:: TASK MATERIAL ::
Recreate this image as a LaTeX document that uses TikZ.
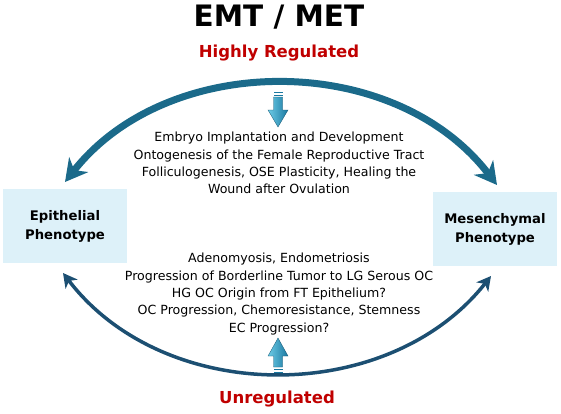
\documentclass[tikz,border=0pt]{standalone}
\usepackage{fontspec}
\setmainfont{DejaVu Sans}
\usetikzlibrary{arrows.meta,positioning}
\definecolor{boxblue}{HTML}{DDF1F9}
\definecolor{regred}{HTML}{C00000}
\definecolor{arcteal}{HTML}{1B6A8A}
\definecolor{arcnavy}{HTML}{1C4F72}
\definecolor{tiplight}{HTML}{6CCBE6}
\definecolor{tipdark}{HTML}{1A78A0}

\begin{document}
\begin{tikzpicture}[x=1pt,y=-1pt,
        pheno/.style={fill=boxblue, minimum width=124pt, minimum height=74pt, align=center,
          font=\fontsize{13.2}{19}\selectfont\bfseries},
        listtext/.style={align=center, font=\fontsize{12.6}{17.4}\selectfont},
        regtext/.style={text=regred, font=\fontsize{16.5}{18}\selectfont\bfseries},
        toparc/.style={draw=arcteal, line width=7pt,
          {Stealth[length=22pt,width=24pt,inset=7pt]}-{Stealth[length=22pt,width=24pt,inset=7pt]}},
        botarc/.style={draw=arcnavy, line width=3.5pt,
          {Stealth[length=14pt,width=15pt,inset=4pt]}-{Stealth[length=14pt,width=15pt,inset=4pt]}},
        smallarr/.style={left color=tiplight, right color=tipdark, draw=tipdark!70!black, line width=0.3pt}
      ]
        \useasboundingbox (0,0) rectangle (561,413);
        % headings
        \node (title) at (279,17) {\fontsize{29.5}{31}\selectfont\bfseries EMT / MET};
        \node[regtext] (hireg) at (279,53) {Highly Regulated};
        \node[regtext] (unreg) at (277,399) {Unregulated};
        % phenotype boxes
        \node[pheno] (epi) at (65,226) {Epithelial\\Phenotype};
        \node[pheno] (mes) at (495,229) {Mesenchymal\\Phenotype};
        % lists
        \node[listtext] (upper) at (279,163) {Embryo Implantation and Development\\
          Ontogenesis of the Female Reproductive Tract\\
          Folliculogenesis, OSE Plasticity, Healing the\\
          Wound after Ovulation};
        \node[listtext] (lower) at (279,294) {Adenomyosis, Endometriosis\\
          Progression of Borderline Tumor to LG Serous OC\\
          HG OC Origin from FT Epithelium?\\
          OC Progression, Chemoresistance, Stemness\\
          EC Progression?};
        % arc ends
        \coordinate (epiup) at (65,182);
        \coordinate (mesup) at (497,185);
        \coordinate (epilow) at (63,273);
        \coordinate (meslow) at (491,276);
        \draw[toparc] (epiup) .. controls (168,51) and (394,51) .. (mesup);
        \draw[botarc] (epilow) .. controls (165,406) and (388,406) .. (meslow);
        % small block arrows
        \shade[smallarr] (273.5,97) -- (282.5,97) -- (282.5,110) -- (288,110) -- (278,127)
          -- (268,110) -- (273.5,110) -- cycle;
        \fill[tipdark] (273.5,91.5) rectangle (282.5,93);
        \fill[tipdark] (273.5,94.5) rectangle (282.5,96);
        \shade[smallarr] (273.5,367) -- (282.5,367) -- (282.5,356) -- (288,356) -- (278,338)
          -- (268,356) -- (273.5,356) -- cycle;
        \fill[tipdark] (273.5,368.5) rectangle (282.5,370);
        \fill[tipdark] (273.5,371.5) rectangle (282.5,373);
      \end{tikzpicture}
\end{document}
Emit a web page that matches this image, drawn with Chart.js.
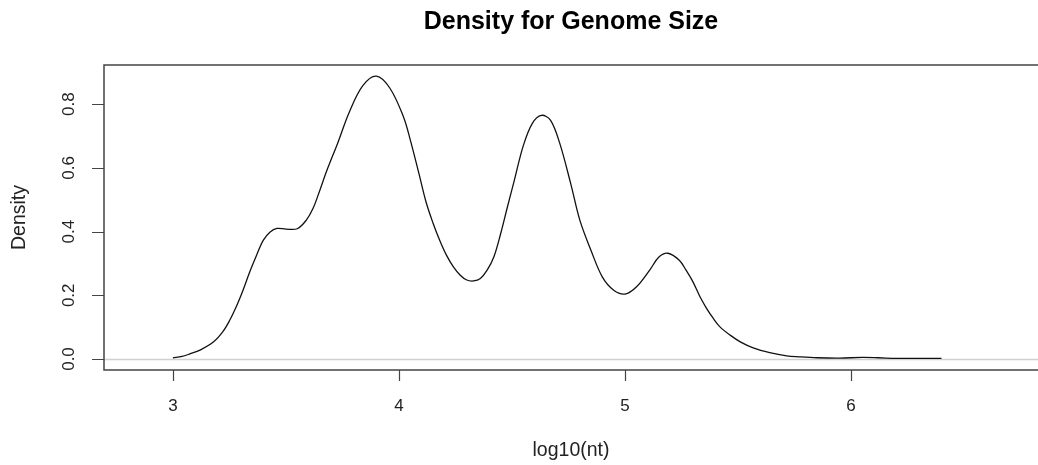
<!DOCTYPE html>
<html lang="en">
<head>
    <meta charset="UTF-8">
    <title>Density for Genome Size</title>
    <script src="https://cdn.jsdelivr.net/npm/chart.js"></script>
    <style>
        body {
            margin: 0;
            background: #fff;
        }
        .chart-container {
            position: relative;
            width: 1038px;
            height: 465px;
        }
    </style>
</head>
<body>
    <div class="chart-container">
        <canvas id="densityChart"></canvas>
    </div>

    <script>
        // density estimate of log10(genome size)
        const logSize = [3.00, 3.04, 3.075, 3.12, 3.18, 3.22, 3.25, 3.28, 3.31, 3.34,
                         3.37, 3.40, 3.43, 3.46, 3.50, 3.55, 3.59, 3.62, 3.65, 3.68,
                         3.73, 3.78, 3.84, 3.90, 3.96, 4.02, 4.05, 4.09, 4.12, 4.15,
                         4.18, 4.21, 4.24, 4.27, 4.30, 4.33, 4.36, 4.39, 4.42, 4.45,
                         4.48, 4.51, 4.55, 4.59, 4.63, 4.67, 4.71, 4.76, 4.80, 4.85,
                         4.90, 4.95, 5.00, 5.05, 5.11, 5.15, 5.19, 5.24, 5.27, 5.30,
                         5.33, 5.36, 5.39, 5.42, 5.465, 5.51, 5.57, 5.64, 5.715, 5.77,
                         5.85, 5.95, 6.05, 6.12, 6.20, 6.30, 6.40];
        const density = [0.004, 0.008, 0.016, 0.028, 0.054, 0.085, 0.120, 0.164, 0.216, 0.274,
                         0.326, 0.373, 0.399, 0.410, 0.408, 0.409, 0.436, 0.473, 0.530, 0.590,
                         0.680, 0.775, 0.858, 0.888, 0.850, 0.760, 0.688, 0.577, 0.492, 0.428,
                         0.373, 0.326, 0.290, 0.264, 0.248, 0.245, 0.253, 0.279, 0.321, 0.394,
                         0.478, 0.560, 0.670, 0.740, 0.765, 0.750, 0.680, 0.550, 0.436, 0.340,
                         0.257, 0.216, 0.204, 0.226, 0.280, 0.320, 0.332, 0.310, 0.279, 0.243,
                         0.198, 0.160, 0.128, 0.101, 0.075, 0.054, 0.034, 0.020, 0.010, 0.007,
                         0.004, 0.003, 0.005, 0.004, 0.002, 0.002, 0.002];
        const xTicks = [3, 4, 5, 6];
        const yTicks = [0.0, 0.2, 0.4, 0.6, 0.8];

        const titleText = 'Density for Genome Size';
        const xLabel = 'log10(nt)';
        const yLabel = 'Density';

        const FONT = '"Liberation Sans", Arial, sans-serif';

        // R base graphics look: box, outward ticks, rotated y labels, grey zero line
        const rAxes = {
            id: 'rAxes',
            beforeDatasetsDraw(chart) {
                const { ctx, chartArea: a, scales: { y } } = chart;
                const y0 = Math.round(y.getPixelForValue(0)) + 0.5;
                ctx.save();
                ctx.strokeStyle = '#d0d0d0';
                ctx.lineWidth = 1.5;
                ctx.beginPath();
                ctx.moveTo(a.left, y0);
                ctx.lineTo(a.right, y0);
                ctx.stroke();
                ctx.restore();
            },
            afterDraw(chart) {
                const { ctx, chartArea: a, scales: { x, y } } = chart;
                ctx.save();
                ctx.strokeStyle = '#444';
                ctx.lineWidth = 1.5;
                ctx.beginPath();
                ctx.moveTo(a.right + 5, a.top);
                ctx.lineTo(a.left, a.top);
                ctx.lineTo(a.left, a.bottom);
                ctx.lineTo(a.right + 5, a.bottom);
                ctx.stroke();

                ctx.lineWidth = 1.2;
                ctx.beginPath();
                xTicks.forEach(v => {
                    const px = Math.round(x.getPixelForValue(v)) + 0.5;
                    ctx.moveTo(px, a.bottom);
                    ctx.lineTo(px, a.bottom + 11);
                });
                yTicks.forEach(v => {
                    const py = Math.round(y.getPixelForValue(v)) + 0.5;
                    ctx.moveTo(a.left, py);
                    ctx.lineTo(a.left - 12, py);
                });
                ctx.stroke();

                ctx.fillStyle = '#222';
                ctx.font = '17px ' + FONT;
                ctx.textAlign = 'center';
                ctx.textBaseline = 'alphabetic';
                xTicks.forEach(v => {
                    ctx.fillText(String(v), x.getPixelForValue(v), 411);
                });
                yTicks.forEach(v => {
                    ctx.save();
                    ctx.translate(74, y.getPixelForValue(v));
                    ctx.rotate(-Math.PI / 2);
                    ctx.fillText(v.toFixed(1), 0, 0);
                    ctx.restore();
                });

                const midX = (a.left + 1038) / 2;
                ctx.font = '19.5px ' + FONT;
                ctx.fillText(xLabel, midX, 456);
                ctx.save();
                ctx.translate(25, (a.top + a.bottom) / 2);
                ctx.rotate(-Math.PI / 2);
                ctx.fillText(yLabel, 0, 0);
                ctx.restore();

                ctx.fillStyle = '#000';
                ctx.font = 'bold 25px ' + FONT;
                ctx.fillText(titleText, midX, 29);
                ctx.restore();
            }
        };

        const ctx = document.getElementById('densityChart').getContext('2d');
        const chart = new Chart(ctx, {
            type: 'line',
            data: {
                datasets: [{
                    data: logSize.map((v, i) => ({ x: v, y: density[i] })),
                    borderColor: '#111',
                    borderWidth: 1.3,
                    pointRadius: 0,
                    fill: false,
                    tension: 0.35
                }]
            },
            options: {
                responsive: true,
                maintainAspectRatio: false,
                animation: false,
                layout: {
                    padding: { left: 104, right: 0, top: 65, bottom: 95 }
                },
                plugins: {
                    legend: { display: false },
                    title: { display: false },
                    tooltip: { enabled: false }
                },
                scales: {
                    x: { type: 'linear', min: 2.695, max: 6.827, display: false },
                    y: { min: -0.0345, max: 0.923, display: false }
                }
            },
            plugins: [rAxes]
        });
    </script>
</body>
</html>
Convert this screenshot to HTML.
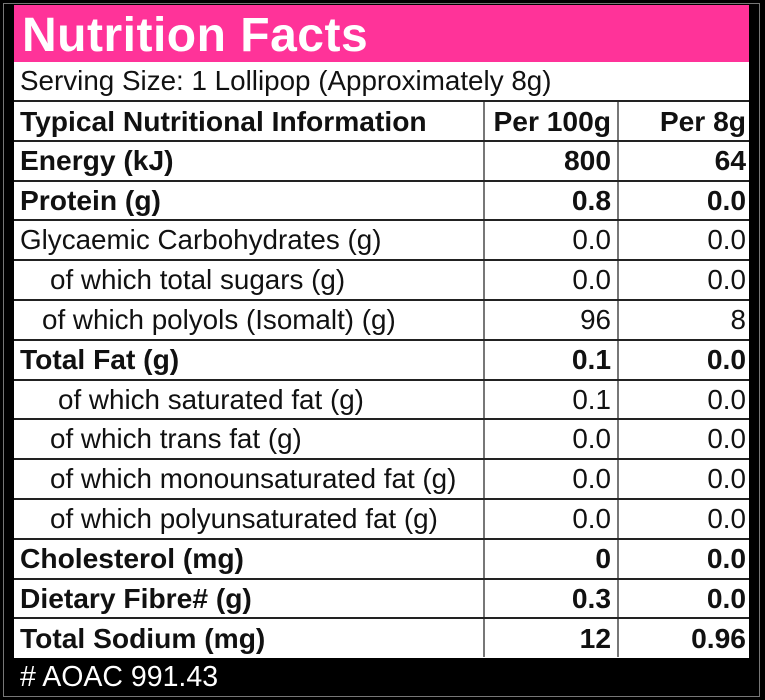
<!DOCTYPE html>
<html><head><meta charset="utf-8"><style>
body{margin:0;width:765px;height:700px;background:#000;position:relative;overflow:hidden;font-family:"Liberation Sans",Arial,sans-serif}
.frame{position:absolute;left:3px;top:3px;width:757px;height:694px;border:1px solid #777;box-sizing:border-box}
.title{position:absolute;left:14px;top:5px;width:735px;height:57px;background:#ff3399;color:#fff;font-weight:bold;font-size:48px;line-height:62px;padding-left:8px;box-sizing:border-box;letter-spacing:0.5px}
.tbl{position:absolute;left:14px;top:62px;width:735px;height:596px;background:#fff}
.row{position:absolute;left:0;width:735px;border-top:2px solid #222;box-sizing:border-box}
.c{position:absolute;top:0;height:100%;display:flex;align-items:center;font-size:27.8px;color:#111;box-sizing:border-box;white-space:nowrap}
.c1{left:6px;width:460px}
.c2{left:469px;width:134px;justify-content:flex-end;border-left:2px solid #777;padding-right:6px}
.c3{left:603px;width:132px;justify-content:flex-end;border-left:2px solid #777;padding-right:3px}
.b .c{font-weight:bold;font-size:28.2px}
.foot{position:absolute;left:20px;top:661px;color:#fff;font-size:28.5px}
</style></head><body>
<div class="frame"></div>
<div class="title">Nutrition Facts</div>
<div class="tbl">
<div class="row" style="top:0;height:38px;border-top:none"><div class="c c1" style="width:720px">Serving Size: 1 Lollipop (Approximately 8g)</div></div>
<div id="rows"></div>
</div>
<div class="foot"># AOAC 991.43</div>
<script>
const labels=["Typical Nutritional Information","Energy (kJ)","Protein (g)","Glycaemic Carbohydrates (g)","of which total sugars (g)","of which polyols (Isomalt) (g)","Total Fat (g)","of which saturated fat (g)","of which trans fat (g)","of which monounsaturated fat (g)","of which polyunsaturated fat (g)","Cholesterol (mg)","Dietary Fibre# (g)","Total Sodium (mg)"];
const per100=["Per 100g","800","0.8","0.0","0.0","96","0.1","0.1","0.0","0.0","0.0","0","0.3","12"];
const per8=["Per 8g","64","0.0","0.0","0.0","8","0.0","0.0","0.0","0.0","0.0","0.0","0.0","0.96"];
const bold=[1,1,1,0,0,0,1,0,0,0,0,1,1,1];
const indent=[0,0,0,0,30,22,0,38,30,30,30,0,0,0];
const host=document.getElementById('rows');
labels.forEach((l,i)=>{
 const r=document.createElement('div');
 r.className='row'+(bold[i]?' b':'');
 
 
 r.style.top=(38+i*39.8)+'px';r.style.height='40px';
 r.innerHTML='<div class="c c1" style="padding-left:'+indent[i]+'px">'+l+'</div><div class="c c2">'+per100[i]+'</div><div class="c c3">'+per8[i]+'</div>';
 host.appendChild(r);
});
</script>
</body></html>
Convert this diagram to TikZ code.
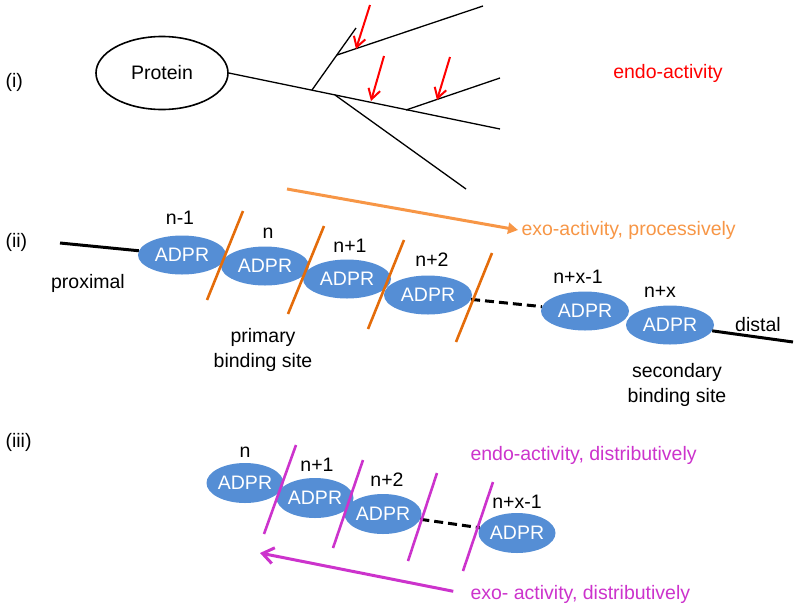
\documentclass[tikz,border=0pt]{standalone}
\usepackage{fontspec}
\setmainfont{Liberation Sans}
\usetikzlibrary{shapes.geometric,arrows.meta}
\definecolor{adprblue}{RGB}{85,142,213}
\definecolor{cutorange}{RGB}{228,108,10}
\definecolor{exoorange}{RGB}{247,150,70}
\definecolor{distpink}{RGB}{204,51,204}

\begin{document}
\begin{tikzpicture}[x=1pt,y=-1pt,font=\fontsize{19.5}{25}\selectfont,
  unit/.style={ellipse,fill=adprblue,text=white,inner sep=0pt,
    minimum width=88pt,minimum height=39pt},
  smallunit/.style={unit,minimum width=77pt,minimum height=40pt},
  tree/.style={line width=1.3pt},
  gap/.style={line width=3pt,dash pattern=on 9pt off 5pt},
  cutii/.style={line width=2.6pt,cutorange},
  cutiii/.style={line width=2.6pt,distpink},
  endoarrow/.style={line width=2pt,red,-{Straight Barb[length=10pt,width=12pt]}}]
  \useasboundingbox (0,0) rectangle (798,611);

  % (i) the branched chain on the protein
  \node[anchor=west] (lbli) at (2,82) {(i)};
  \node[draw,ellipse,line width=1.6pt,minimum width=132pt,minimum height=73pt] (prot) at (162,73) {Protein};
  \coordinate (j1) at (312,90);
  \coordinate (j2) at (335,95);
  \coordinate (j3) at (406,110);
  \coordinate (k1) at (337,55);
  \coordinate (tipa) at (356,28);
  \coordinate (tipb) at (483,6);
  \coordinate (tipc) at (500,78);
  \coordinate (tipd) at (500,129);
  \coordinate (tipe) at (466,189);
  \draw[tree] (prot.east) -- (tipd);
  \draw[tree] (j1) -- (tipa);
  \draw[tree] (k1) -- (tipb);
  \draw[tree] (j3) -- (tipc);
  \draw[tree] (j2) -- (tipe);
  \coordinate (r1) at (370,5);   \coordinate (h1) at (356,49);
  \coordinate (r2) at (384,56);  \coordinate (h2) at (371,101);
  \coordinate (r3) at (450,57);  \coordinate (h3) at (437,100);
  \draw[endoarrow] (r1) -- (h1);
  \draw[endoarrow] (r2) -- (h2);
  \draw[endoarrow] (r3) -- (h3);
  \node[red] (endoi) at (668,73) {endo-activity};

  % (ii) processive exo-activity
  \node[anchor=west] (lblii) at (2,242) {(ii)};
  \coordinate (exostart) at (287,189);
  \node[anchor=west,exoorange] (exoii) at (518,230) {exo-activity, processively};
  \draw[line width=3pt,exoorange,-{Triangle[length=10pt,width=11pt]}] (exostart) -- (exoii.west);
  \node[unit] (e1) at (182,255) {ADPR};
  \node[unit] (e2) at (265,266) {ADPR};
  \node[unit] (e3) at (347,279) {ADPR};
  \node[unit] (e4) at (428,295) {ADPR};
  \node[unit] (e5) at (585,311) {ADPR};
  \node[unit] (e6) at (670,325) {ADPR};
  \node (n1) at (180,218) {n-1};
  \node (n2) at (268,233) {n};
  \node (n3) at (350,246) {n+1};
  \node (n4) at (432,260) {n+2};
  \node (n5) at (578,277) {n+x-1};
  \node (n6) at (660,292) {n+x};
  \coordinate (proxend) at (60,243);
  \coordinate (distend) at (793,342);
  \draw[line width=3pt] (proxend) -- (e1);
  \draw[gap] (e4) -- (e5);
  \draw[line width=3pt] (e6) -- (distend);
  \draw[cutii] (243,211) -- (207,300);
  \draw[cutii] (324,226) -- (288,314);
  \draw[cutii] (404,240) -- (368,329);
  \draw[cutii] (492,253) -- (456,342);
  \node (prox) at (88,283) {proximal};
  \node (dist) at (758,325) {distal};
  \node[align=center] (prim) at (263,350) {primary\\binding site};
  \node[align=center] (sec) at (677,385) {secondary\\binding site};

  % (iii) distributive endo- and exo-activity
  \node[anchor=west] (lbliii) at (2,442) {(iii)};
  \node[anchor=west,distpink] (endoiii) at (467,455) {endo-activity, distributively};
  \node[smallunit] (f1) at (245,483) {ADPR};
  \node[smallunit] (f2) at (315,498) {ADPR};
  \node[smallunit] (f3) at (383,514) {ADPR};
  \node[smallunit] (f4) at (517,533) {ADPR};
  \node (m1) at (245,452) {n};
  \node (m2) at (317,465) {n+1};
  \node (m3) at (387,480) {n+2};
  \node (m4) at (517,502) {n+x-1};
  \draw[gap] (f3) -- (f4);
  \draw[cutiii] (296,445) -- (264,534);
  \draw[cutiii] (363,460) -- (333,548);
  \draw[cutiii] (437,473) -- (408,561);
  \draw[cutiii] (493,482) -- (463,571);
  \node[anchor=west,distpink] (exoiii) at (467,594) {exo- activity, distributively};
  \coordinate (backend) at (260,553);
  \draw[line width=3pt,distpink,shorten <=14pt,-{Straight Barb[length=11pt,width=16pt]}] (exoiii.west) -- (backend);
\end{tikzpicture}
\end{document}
:::
--- GOAL ---
From the records above, copy exactly the lines starting at the one with "Convert this diagram to TikZ code." and ending at the one with "(0,0) rectangle (798,611);", and no others. Pictures stay out.

--- WRITTEN RESPONSE ---
Convert this diagram to TikZ code.
\documentclass[tikz,border=0pt]{standalone}
\usepackage{fontspec}
\setmainfont{Liberation Sans}
\usetikzlibrary{shapes.geometric,arrows.meta}
\definecolor{adprblue}{RGB}{85,142,213}
\definecolor{cutorange}{RGB}{228,108,10}
\definecolor{exoorange}{RGB}{247,150,70}
\definecolor{distpink}{RGB}{204,51,204}

\begin{document}
\begin{tikzpicture}[x=1pt,y=-1pt,font=\fontsize{19.5}{25}\selectfont,
  unit/.style={ellipse,fill=adprblue,text=white,inner sep=0pt,
    minimum width=88pt,minimum height=39pt},
  smallunit/.style={unit,minimum width=77pt,minimum height=40pt},
  tree/.style={line width=1.3pt},
  gap/.style={line width=3pt,dash pattern=on 9pt off 5pt},
  cutii/.style={line width=2.6pt,cutorange},
  cutiii/.style={line width=2.6pt,distpink},
  endoarrow/.style={line width=2pt,red,-{Straight Barb[length=10pt,width=12pt]}}]
  \useasboundingbox (0,0) rectangle (798,611);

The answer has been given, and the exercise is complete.